__GIVEN DATA__
Begin
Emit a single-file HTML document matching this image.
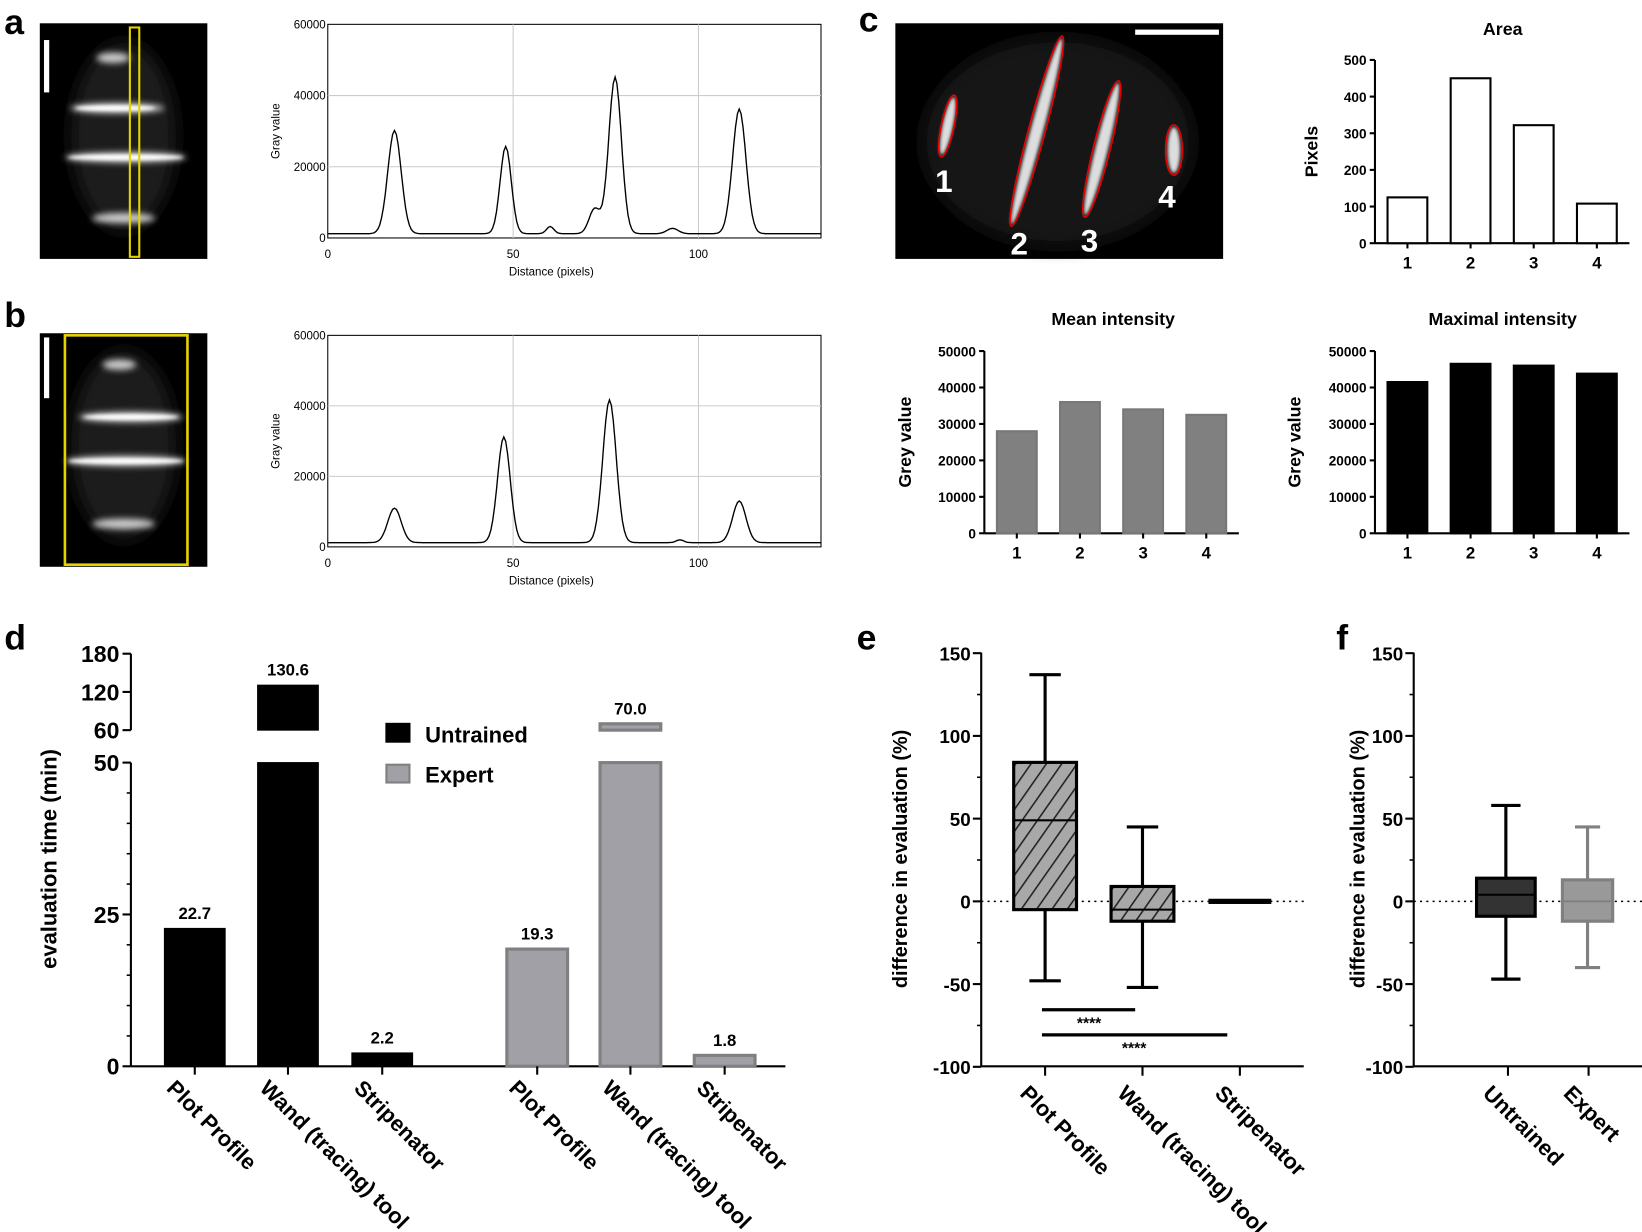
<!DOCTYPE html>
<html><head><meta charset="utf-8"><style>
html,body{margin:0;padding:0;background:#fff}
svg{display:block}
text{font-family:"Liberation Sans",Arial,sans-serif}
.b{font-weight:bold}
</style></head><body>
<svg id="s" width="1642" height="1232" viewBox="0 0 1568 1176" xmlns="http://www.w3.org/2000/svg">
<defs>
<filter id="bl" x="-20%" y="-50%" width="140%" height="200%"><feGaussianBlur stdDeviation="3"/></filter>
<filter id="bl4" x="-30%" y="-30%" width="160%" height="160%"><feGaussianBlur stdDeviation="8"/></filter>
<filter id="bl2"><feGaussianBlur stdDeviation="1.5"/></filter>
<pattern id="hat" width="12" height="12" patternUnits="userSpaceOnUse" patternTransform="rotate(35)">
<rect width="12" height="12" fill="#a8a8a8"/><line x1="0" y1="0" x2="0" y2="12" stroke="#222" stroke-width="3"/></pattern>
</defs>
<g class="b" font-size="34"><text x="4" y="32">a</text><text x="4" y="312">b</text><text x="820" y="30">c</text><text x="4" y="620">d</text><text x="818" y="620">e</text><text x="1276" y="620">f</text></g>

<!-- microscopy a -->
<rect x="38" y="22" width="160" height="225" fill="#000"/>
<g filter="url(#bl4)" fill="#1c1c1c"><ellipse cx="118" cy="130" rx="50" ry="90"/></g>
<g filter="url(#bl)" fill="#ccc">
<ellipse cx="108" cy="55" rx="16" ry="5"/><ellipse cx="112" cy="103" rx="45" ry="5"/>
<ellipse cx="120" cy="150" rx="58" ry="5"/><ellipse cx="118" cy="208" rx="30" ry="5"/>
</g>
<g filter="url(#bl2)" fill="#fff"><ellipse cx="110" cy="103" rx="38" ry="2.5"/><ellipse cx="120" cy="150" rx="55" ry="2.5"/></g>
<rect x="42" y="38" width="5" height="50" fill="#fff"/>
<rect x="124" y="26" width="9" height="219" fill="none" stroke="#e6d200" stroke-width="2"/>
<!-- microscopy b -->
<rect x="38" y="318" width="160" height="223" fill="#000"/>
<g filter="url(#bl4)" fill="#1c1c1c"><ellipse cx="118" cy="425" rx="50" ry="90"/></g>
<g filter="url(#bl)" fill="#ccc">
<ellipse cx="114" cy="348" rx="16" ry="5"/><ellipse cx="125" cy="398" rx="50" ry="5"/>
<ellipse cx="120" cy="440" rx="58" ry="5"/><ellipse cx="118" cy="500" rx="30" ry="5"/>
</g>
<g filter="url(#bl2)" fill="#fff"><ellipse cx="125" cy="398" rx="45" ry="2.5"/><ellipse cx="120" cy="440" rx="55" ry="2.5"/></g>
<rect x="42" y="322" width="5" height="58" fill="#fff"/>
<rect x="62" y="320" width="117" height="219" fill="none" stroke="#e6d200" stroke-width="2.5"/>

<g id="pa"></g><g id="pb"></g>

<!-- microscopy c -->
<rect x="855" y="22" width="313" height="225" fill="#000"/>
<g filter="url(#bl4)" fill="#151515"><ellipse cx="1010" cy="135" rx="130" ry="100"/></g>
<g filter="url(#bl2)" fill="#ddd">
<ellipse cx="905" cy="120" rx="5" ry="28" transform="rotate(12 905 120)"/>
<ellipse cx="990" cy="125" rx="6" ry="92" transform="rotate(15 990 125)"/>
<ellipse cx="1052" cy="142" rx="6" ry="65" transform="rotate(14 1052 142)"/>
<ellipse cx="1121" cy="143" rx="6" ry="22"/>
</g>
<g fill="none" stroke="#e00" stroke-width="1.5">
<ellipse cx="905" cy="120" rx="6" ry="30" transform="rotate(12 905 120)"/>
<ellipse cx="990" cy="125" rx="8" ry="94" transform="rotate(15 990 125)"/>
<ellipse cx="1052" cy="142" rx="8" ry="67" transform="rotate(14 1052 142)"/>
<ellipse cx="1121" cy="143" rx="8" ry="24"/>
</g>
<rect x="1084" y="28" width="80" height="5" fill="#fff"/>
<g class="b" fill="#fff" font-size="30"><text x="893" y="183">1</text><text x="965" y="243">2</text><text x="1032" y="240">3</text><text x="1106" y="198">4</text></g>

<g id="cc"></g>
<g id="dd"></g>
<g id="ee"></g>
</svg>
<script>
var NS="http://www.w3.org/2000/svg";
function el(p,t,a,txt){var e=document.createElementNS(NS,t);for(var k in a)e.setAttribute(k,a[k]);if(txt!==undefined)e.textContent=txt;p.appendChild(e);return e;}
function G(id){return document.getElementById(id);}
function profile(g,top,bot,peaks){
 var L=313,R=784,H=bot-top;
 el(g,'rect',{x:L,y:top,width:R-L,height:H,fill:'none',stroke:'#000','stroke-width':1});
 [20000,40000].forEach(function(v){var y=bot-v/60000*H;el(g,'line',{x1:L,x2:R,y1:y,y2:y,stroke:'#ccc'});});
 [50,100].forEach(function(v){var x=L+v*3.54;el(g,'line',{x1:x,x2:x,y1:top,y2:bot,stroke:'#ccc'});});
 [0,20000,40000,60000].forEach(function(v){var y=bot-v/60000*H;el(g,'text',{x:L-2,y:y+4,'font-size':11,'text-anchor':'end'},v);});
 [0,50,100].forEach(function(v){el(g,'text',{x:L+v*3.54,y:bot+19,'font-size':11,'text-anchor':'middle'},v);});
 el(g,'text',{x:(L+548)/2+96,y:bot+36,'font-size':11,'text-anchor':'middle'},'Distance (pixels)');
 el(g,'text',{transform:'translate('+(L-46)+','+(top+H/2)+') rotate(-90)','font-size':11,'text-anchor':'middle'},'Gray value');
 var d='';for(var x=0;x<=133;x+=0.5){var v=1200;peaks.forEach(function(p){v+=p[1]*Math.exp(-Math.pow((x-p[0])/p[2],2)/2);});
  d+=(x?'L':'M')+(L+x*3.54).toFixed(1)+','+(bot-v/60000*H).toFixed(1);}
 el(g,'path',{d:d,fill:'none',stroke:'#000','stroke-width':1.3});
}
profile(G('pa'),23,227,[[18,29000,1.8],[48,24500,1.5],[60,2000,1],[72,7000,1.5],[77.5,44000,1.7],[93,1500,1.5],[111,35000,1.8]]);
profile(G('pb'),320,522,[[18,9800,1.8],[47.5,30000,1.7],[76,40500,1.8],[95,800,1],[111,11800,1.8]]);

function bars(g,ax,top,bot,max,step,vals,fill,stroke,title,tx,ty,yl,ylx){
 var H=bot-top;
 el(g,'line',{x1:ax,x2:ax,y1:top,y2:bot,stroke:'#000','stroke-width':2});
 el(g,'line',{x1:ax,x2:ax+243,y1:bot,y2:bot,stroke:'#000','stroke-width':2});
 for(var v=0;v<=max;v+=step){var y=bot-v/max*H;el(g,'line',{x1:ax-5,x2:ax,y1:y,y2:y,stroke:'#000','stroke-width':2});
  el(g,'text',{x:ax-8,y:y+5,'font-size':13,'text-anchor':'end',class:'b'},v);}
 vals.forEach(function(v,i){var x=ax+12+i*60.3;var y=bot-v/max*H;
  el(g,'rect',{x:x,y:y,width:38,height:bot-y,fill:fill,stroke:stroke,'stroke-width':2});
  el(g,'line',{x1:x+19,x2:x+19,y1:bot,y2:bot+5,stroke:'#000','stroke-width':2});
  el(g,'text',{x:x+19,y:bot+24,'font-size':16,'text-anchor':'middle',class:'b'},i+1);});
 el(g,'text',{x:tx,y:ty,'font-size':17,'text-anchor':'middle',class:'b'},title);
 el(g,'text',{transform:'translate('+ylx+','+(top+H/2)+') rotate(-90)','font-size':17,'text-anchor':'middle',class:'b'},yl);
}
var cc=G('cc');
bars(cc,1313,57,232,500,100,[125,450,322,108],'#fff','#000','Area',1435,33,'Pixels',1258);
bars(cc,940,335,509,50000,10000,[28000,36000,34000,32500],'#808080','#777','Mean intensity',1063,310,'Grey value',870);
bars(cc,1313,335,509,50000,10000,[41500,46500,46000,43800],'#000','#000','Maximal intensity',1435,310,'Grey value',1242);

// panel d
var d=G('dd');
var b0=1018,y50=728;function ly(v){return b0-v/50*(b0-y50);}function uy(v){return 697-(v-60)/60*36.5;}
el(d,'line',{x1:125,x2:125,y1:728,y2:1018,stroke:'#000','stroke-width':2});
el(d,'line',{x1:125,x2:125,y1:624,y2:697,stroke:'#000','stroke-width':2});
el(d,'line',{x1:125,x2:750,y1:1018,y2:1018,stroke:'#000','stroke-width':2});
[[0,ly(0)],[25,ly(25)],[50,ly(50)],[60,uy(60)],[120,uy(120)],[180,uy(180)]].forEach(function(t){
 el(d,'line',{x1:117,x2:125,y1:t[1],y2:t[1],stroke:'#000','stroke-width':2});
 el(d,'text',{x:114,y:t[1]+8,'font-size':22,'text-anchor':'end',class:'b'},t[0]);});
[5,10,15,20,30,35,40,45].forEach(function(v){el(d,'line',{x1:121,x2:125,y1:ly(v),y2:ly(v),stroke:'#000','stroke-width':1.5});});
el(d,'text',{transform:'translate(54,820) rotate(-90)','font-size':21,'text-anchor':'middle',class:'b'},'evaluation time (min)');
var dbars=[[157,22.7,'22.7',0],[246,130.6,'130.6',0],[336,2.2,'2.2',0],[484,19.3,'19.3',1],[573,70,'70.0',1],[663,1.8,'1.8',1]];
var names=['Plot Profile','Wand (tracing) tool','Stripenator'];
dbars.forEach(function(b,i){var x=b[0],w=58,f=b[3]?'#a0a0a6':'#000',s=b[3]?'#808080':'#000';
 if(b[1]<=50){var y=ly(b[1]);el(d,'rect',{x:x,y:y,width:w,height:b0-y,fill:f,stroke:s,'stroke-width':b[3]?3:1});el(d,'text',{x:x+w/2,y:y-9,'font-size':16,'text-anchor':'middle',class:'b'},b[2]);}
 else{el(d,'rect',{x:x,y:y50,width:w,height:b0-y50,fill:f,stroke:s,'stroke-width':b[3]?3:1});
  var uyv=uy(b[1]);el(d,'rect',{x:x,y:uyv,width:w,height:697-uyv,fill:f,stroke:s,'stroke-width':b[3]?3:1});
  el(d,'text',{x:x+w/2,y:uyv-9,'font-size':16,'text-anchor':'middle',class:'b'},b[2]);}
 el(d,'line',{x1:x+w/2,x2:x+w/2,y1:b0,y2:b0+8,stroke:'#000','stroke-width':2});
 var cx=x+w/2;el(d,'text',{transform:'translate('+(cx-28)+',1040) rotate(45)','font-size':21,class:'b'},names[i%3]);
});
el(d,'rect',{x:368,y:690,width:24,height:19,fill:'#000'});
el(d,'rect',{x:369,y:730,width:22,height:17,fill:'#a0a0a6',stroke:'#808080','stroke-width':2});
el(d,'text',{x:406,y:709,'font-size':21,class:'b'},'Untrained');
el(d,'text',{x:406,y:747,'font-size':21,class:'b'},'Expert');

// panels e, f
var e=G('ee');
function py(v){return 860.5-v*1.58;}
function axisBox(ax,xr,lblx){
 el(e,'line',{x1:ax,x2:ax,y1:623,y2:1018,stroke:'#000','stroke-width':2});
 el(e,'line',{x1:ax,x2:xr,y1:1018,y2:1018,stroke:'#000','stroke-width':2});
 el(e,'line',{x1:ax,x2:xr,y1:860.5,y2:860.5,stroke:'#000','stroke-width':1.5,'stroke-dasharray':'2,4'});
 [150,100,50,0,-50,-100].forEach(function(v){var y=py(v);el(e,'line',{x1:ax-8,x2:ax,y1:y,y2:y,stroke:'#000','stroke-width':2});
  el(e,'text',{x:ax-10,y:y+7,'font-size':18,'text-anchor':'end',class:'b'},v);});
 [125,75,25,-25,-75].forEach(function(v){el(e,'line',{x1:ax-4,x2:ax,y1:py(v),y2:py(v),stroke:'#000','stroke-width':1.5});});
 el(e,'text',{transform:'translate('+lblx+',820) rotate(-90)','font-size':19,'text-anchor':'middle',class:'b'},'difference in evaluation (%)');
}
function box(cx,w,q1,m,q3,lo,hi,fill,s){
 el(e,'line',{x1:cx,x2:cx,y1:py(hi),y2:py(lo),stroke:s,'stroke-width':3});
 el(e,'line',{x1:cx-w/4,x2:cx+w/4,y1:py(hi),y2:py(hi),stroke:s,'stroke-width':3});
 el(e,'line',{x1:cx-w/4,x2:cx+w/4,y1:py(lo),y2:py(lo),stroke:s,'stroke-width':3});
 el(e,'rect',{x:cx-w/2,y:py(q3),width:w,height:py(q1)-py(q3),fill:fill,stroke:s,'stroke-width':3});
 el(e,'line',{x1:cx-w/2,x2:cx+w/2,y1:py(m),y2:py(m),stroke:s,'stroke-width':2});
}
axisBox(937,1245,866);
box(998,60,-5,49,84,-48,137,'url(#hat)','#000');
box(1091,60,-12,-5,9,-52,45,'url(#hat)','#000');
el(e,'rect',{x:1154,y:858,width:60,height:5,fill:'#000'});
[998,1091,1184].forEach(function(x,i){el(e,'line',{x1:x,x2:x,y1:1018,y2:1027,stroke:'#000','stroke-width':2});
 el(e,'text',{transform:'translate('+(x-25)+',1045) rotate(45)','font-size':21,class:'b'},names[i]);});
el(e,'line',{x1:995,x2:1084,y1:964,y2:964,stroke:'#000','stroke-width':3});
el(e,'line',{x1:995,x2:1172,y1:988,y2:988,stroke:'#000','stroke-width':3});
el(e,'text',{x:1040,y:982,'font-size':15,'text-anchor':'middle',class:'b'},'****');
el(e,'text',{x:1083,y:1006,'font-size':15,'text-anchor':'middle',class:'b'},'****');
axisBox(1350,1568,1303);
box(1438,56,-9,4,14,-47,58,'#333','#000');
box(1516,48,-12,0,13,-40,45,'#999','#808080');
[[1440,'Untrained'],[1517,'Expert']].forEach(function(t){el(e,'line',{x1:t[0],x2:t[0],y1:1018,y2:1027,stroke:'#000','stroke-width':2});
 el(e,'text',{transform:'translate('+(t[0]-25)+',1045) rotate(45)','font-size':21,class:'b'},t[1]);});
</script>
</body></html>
End
__WHAT YOU WILL DO__
In the lines above, find each one with "document" and list it.

__COMPLETED EXERCISE__
Emit a single-file HTML document matching this image.
function el(p,t,a,txt){var e=document.createElementNS(NS,t);for(var k in a)e.setAttribute(k,a[k]);if(txt!==undefined)e.textContent=txt;p.appendChild(e);return e;}
function G(id){return document.getElementById(id);}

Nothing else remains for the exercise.